* [TASK BRIEF] Return exactly the lines that run from the beginning through the line containing "from matplotlib.patches import FancyBboxPatch", both included, and no others.

* start DATA EXCERPT *

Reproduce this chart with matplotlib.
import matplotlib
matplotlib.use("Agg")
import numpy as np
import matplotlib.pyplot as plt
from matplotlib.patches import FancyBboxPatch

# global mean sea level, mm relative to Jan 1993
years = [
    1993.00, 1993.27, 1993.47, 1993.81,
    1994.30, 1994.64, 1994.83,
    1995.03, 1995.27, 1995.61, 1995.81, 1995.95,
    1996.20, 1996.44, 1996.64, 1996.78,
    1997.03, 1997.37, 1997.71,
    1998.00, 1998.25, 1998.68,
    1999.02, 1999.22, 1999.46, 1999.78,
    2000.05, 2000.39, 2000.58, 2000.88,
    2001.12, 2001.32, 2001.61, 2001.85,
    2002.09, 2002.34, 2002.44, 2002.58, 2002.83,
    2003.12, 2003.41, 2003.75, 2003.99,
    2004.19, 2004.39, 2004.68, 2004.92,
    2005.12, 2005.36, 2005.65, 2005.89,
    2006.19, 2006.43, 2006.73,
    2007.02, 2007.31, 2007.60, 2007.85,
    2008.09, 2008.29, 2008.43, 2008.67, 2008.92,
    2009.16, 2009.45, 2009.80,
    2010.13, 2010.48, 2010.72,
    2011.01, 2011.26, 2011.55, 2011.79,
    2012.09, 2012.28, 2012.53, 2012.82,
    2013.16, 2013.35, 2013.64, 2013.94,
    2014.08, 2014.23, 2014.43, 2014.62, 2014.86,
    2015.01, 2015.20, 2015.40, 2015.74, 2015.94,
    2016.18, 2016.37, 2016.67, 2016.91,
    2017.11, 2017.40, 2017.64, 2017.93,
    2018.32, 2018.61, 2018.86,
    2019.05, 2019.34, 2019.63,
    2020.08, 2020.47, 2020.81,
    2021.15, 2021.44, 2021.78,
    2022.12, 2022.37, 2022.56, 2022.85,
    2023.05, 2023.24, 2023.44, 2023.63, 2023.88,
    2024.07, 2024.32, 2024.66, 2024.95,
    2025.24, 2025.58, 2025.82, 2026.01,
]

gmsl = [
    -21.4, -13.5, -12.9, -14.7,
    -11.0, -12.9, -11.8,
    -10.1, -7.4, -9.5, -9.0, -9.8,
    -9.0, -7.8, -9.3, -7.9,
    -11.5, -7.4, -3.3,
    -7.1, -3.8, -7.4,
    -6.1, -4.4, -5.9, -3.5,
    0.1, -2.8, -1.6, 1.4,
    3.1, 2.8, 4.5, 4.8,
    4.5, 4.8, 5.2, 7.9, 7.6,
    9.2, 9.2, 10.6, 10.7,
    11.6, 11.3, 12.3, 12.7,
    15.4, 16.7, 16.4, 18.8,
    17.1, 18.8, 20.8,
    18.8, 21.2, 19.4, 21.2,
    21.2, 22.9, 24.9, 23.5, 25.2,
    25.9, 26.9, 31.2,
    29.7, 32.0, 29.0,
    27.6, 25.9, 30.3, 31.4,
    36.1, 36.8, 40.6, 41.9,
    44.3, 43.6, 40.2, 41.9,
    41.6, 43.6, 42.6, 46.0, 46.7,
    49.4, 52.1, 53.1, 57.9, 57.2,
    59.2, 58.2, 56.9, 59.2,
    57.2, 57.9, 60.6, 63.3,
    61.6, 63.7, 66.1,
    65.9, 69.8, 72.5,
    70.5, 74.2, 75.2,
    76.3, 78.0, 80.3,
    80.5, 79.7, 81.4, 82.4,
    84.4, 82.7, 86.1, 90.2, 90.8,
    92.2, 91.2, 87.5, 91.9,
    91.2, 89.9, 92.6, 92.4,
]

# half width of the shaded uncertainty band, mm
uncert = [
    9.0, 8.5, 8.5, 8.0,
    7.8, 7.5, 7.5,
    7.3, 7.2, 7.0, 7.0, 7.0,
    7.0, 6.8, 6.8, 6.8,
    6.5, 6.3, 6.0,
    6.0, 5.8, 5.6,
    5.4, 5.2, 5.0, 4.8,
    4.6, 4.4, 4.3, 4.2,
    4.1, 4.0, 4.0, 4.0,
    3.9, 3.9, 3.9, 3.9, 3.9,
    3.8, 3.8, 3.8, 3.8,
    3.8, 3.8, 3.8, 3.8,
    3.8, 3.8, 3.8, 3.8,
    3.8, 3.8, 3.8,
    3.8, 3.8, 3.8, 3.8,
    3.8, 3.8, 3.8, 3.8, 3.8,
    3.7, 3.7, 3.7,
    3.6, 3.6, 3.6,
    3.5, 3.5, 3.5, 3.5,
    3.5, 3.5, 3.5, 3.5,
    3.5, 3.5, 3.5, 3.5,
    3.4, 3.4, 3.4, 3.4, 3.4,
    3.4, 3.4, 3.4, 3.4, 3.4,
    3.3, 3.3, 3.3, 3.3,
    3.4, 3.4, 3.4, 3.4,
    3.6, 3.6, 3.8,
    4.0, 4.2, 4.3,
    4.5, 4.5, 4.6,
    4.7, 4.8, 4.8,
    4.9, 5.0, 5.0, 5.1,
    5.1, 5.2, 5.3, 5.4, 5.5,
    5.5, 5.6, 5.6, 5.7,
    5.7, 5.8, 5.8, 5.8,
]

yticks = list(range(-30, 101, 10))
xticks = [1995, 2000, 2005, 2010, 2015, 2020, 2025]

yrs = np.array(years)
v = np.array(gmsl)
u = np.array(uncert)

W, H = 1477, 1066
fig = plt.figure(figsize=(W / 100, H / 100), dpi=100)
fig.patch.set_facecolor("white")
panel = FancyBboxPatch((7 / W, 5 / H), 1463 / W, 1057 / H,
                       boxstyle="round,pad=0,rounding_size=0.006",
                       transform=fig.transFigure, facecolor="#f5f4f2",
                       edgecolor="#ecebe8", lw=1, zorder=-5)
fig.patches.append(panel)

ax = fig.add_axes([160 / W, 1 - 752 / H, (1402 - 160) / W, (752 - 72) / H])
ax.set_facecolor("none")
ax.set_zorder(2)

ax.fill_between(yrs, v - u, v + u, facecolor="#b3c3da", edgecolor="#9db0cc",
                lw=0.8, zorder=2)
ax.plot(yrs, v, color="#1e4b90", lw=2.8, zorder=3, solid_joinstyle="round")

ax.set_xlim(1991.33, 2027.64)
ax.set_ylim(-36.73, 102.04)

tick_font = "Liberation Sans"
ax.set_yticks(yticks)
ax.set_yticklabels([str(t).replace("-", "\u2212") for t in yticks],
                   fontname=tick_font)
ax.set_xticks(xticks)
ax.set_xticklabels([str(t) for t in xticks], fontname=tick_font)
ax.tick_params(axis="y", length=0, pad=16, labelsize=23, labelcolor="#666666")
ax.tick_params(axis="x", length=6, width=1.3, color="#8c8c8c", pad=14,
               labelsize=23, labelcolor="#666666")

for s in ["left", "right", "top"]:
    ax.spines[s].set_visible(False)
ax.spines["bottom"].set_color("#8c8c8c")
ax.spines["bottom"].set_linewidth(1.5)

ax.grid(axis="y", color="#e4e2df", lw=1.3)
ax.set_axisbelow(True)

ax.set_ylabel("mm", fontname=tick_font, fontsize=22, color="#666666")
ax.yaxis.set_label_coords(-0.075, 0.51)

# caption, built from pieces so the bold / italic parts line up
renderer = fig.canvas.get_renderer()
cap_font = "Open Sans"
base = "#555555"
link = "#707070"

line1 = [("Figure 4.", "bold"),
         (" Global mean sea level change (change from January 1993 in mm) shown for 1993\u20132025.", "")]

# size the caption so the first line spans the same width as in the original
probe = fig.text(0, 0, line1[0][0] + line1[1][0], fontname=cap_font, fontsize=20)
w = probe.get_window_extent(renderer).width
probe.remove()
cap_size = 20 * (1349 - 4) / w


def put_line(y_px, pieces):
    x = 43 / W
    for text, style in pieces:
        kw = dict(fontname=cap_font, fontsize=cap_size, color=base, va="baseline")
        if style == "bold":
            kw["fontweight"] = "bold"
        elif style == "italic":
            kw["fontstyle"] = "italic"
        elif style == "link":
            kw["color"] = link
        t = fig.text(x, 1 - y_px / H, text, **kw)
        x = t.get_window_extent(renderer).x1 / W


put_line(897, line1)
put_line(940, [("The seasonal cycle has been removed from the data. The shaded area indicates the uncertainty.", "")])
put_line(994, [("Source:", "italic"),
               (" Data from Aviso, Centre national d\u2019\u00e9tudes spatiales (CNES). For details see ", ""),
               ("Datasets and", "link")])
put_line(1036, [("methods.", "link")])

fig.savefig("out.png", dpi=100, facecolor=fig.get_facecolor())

* end DATA EXCERPT *

* [SOLUTION TO THE EXERCISE]
Reproduce this chart with matplotlib.
import matplotlib
matplotlib.use("Agg")
import numpy as np
import matplotlib.pyplot as plt
from matplotlib.patches import FancyBboxPatch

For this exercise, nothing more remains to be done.